On Model Determination, Prediction and Statistical Learning: The Case of Space-Time Data
Problems of model determination, prediction and statistical learning for space-time data arise in many fields. Evaluation metrics developed for independent data are overly optimistic in the dependent context of space-time data and are unreliable for model selection, tuning and averaging. This dissertation makes three contributions to the field of space-time prediction with applications in air pollution exposure modeling. First, it formalizes the prediction error associated with the spatial interpolation of space-time data and investigates a variety of cross-validation (CV) procedures for estimating that error. Consistent with recent best practice, location-based CV is shown to be appropriate for estimating spatial interpolation error as in our analysis of California wildfire data. Interestingly, commonly held notions of bias-variance trade-off of CV fold size do not trivially apply to dependent data, and we recommend leave-one-location-out (LOLO) CV as the preferred prediction error metric for spatial interpolation.

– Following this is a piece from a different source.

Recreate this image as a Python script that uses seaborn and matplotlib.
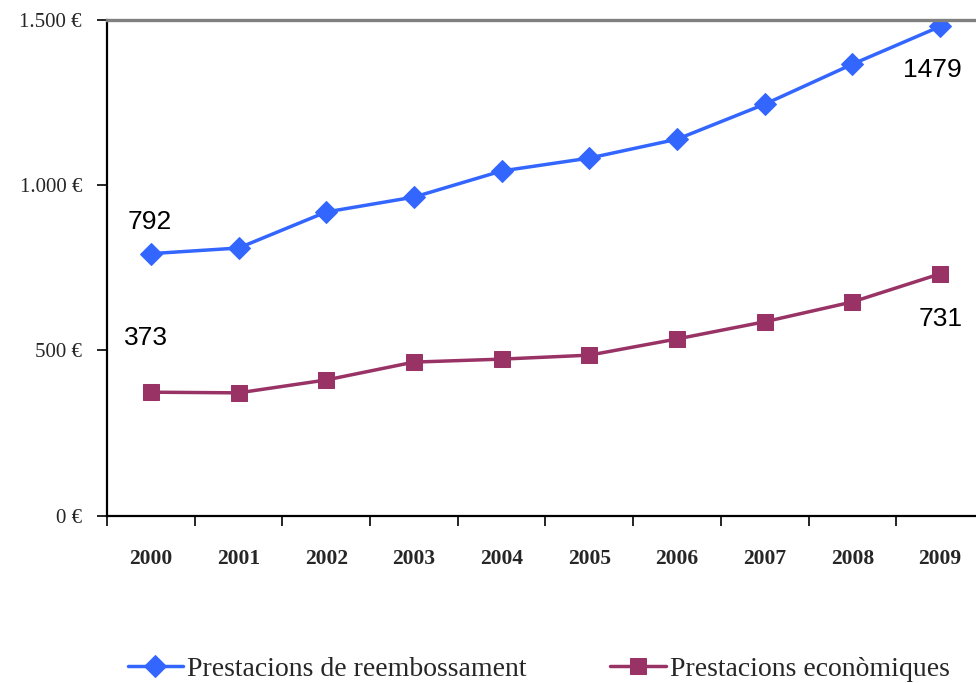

Second, this evaluation framework was applied to compare the predictive accuracy of ten machine learning algorithms on the spatial interpolation of maximum daily 8-hour average ozone during California wildfires in 2008, the first such analysis of ozone during a wildfire event. Gradient boosting and random forest, both ensembles of tree-based models, were the best performing models, having the lowest LOLO CV estimates of prediction error.
Third, it introduces treeging, a new machine learning algorithm for space-time prediction that enriches the flexible mean structure of regression trees with a kriging covariance model into the base learner of an ensemble algorithm. The combination of a flexible mean structure with the dependence structure of a traditional spatial statistics model yields a prediction tool that performs well across a variety of simulation scenarios and several case studies.